→ **DIRECTIONS**: Take all the material and copy it exactly.

......

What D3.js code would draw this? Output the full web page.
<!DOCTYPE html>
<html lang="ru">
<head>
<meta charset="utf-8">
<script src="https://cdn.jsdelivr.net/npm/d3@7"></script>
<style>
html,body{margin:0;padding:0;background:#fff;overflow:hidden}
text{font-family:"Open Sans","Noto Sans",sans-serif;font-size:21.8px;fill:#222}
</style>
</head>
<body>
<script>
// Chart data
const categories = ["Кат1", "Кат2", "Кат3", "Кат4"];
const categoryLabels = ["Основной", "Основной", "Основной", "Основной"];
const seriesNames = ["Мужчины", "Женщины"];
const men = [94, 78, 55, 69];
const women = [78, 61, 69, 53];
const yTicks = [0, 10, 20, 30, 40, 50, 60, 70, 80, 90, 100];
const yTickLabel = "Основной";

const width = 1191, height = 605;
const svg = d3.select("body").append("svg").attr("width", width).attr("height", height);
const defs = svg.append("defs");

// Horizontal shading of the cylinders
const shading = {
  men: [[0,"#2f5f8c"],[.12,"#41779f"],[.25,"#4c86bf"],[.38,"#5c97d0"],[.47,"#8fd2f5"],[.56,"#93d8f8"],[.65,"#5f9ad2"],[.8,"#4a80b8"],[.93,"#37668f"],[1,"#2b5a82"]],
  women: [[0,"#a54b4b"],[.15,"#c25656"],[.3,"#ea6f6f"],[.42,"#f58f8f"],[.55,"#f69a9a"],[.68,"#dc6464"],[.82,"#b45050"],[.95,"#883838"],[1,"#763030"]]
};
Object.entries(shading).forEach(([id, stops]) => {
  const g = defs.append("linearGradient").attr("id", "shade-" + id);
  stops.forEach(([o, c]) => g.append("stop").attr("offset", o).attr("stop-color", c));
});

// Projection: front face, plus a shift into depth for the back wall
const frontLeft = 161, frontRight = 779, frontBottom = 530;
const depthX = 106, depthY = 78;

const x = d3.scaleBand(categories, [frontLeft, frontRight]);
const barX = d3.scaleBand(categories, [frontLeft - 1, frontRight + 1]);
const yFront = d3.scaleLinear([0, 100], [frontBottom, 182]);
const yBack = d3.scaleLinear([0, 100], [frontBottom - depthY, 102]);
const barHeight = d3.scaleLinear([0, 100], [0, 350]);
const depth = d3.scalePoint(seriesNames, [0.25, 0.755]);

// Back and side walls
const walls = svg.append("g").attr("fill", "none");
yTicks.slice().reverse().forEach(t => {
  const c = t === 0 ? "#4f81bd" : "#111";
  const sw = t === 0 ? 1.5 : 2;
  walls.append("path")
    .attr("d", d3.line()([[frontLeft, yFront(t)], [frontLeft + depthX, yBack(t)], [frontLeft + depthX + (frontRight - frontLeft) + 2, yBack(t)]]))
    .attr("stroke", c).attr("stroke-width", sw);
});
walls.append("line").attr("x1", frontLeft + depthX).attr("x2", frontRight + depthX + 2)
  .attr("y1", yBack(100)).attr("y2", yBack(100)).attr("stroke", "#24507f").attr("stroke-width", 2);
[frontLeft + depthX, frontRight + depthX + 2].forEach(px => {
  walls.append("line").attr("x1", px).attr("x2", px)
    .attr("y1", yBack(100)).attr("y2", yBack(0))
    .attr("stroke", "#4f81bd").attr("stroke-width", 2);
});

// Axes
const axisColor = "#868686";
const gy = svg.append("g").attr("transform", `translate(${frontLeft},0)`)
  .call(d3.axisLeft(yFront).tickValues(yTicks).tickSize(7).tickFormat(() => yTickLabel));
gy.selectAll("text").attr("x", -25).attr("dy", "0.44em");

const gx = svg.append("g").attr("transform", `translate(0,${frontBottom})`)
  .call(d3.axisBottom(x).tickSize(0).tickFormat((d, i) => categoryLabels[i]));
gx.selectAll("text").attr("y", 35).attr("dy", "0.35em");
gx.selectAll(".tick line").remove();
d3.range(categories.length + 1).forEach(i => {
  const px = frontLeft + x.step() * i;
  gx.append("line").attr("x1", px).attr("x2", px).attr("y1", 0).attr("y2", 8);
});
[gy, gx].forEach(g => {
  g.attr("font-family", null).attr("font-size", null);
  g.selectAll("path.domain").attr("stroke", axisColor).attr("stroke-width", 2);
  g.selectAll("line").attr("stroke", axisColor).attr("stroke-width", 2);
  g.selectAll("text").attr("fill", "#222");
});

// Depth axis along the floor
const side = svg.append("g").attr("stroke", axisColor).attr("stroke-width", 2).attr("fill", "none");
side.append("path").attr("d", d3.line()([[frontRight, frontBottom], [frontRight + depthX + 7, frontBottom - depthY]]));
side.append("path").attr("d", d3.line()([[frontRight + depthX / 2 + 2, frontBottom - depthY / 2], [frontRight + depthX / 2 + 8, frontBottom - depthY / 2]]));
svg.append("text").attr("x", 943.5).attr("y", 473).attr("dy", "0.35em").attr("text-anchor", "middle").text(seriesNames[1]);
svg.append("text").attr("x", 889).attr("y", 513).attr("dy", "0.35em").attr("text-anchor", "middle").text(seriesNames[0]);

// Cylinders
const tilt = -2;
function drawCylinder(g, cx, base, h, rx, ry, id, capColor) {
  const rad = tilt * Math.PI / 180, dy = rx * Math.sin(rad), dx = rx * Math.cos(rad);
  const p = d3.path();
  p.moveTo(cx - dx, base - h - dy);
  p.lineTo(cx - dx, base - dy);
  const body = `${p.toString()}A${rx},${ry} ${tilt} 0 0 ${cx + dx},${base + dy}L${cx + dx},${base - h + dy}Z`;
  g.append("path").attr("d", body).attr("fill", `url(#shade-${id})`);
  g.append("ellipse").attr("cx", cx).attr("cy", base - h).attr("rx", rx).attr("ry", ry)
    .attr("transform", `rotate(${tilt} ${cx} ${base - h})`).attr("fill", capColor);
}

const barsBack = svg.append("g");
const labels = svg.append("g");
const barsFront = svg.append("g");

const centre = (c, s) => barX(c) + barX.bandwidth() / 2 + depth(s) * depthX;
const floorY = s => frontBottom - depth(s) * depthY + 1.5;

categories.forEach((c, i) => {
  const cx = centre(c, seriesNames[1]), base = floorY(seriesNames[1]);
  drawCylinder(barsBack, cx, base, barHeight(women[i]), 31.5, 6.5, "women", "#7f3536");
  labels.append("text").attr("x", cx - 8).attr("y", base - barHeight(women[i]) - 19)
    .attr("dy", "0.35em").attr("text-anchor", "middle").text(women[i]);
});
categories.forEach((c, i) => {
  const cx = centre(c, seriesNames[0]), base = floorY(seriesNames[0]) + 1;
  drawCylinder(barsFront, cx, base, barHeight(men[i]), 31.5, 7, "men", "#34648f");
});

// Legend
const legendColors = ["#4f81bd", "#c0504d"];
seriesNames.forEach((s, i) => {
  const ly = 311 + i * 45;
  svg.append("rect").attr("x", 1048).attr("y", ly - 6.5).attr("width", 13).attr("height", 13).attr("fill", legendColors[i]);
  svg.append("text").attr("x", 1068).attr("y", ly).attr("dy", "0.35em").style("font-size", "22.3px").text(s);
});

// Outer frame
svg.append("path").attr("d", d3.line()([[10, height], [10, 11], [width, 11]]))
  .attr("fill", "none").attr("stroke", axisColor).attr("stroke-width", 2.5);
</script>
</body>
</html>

......

→ **RESPONSE FOR THIS EXERCISE**:
What D3.js code would draw this? Output the full web page.
<!DOCTYPE html>
<html lang="ru">
<head>
<meta charset="utf-8">
<script src="https://cdn.jsdelivr.net/npm/d3@7"></script>
<style>
html,body{margin:0;padding:0;background:#fff;overflow:hidden}
text{font-family:"Open Sans","Noto Sans",sans-serif;font-size:21.8px;fill:#222}
</style>
</head>
<body>
<script>
// Chart data
const categories = ["Кат1", "Кат2", "Кат3", "Кат4"];
const categoryLabels = ["Основной", "Основной", "Основной", "Основной"];
const seriesNames = ["Мужчины", "Женщины"];
const men = [94, 78, 55, 69];
const women = [78, 61, 69, 53];
const yTicks = [0, 10, 20, 30, 40, 50, 60, 70, 80, 90, 100];
const yTickLabel = "Основной";

const width = 1191, height = 605;
const svg = d3.select("body").append("svg").attr("width", width).attr("height", height);
const defs = svg.append("defs");

// Horizontal shading of the cylinders
const shading = {
  men: [[0,"#2f5f8c"],[.12,"#41779f"],[.25,"#4c86bf"],[.38,"#5c97d0"],[.47,"#8fd2f5"],[.56,"#93d8f8"],[.65,"#5f9ad2"],[.8,"#4a80b8"],[.93,"#37668f"],[1,"#2b5a82"]],
  women: [[0,"#a54b4b"],[.15,"#c25656"],[.3,"#ea6f6f"],[.42,"#f58f8f"],[.55,"#f69a9a"],[.68,"#dc6464"],[.82,"#b45050"],[.95,"#883838"],[1,"#763030"]]
};
Object.entries(shading).forEach(([id, stops]) => {
  const g = defs.append("linearGradient").attr("id", "shade-" + id);
  stops.forEach(([o, c]) => g.append("stop").attr("offset", o).attr("stop-color", c));
});

// Projection: front face, plus a shift into depth for the back wall
const frontLeft = 161, frontRight = 779, frontBottom = 530;
const depthX = 106, depthY = 78;

const x = d3.scaleBand(categories, [frontLeft, frontRight]);
const barX = d3.scaleBand(categories, [frontLeft - 1, frontRight + 1]);
const yFront = d3.scaleLinear([0, 100], [frontBottom, 182]);
const yBack = d3.scaleLinear([0, 100], [frontBottom - depthY, 102]);
const barHeight = d3.scaleLinear([0, 100], [0, 350]);
const depth = d3.scalePoint(seriesNames, [0.25, 0.755]);

// Back and side walls
const walls = svg.append("g").attr("fill", "none");
yTicks.slice().reverse().forEach(t => {
  const c = t === 0 ? "#4f81bd" : "#111";
  const sw = t === 0 ? 1.5 : 2;
  walls.append("path")
    .attr("d", d3.line()([[frontLeft, yFront(t)], [frontLeft + depthX, yBack(t)], [frontLeft + depthX + (frontRight - frontLeft) + 2, yBack(t)]]))
    .attr("stroke", c).attr("stroke-width", sw);
});
walls.append("line").attr("x1", frontLeft + depthX).attr("x2", frontRight + depthX + 2)
  .attr("y1", yBack(100)).attr("y2", yBack(100)).attr("stroke", "#24507f").attr("stroke-width", 2);
[frontLeft + depthX, frontRight + depthX + 2].forEach(px => {
  walls.append("line").attr("x1", px).attr("x2", px)
    .attr("y1", yBack(100)).attr("y2", yBack(0))
    .attr("stroke", "#4f81bd").attr("stroke-width", 2);
});

// Axes
const axisColor = "#868686";
const gy = svg.append("g").attr("transform", `translate(${frontLeft},0)`)
  .call(d3.axisLeft(yFront).tickValues(yTicks).tickSize(7).tickFormat(() => yTickLabel));
gy.selectAll("text").attr("x", -25).attr("dy", "0.44em");

const gx = svg.append("g").attr("transform", `translate(0,${frontBottom})`)
  .call(d3.axisBottom(x).tickSize(0).tickFormat((d, i) => categoryLabels[i]));
gx.selectAll("text").attr("y", 35).attr("dy", "0.35em");
gx.selectAll(".tick line").remove();
d3.range(categories.length + 1).forEach(i => {
  const px = frontLeft + x.step() * i;
  gx.append("line").attr("x1", px).attr("x2", px).attr("y1", 0).attr("y2", 8);
});
[gy, gx].forEach(g => {
  g.attr("font-family", null).attr("font-size", null);
  g.selectAll("path.domain").attr("stroke", axisColor).attr("stroke-width", 2);
  g.selectAll("line").attr("stroke", axisColor).attr("stroke-width", 2);
  g.selectAll("text").attr("fill", "#222");
});

// Depth axis along the floor
const side = svg.append("g").attr("stroke", axisColor).attr("stroke-width", 2).attr("fill", "none");
side.append("path").attr("d", d3.line()([[frontRight, frontBottom], [frontRight + depthX + 7, frontBottom - depthY]]));
side.append("path").attr("d", d3.line()([[frontRight + depthX / 2 + 2, frontBottom - depthY / 2], [frontRight + depthX / 2 + 8, frontBottom - depthY / 2]]));
svg.append("text").attr("x", 943.5).attr("y", 473).attr("dy", "0.35em").attr("text-anchor", "middle").text(seriesNames[1]);
svg.append("text").attr("x", 889).attr("y", 513).attr("dy", "0.35em").attr("text-anchor", "middle").text(seriesNames[0]);

// Cylinders
const tilt = -2;
function drawCylinder(g, cx, base, h, rx, ry, id, capColor) {
  const rad = tilt * Math.PI / 180, dy = rx * Math.sin(rad), dx = rx * Math.cos(rad);
  const p = d3.path();
  p.moveTo(cx - dx, base - h - dy);
  p.lineTo(cx - dx, base - dy);
  const body = `${p.toString()}A${rx},${ry} ${tilt} 0 0 ${cx + dx},${base + dy}L${cx + dx},${base - h + dy}Z`;
  g.append("path").attr("d", body).attr("fill", `url(#shade-${id})`);
  g.append("ellipse").attr("cx", cx).attr("cy", base - h).attr("rx", rx).attr("ry", ry)
    .attr("transform", `rotate(${tilt} ${cx} ${base - h})`).attr("fill", capColor);
}

const barsBack = svg.append("g");
const labels = svg.append("g");
const barsFront = svg.append("g");

const centre = (c, s) => barX(c) + barX.bandwidth() / 2 + depth(s) * depthX;
const floorY = s => frontBottom - depth(s) * depthY + 1.5;

categories.forEach((c, i) => {
  const cx = centre(c, seriesNames[1]), base = floorY(seriesNames[1]);
  drawCylinder(barsBack, cx, base, barHeight(women[i]), 31.5, 6.5, "women", "#7f3536");
  labels.append("text").attr("x", cx - 8).attr("y", base - barHeight(women[i]) - 19)
    .attr("dy", "0.35em").attr("text-anchor", "middle").text(women[i]);
});
categories.forEach((c, i) => {
  const cx = centre(c, seriesNames[0]), base = floorY(seriesNames[0]) + 1;
  drawCylinder(barsFront, cx, base, barHeight(men[i]), 31.5, 7, "men", "#34648f");
});

// Legend
const legendColors = ["#4f81bd", "#c0504d"];
seriesNames.forEach((s, i) => {
  const ly = 311 + i * 45;
  svg.append("rect").attr("x", 1048).attr("y", ly - 6.5).attr("width", 13).attr("height", 13).attr("fill", legendColors[i]);
  svg.append("text").attr("x", 1068).attr("y", ly).attr("dy", "0.35em").style("font-size", "22.3px").text(s);
});

// Outer frame
svg.append("path").attr("d", d3.line()([[10, height], [10, 11], [width, 11]]))
  .attr("fill", "none").attr("stroke", axisColor).attr("stroke-width", 2.5);
</script>
</body>
</html>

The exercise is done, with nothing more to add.